Phil Berger knows better. A small-town lawyer by trade, the Republican president pro tem of the state Senate deals every day in his profession with figures and laws and details.

And he ought to know that his desperate grasp of weak straws to justify a draconian cut in teacher assistants as proposed in the Senate budget is not going to convince anyone that those cuts are harmless. Fortunately, the House budget is more moderate, perhaps reflecting the U.S. Senate ambitions of Speaker Thom Tillis, who knows he’ll have to broaden his appeal outside of the tea party sphere if he’s to have a chance to be elected statewide.

The Senate proposal would cut the funding for teacher assistants in half – by more than $200 million – a move that would eliminate about 7,400 positions. The Senate proposal uses the savings to help pay for a $468 million plan to raise teacher pay an average of 11 percent. The state currently ranks 48th in teacher compensation in the country.

Teachers, some of whom met with Berger on Monday, couldn’t be blamed for being skeptical. Berger has been a strong critic of teachers, largely because some of them dared to criticize Republicans’ earlier cuts to public education.

Legislators have backed vouchers so some parents can send their children to private schools on the public dime, though the amount of money wouldn’t pay all costs at the most prominent private schools. They’ve also backed the expansion of charter schools, funded with public money, even though some of those schools have had trouble and charters drain money from mainstream schools.

The cuts to assistants were only the latest moves on public schools.

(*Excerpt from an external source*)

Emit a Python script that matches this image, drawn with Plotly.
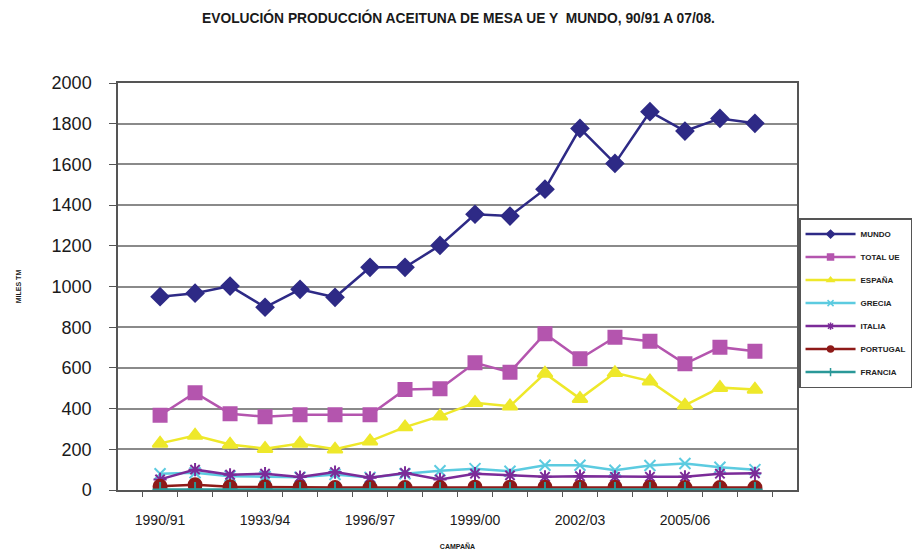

Teacher assistants perform vital services by allowing teachers to give more individual instruction in reading and other fundamentals. They also help manage classrooms by helping students with behavioral problems. Now used from kindergarten through third grade, assistants under Berger’s plan would be available only in kindergarten and first grade.

Widespread criticism of this drastic budget cut has prompted Berger to cite two studies he says show that assistants don’t make that much difference. One is a Tennessee study showing smaller class sizes are more important than teaching assistants.

The problem is, North Carolina’s class sizes are getting larger and may grow even more if the state experiences a teacher shortage. That’s a likely prospect since even the Senate’s proposal will bring the state only to the middle of the pack nationally. And the appeal of the raise would be undercut by the requirement that teachers first give up job protections that entitle them to a hearing if they’re dismissed.

Berger also cites a study from the United Kingdom that he says casts doubt on the effectiveness of teacher assistants. But one of the authors of that study says it’s wrong to use it to justify cutting assistants. Said Ron Webster of the University of London: “Getting rid of TAs is actually going to cause schools far more problems than it will solve.”

So what we have here is a politician using figures and conclusions to his liking and neglecting to offer the whole picture.

Berger and his Republican mates have cut taxes, cuts that help the wealthy and businesses far more than they help the average person, and they’ve expanded the sales tax that will those same average people hardest. One result of the tax changes is going to be a revenue shortfall that likely will require more cuts to university and public school budgets.

Berger clearly is feeling some heat about proposed cuts and policy changes that will hurt public education. He deserves that feedback. And no skewed interpretation of a couple of studies is going to change that.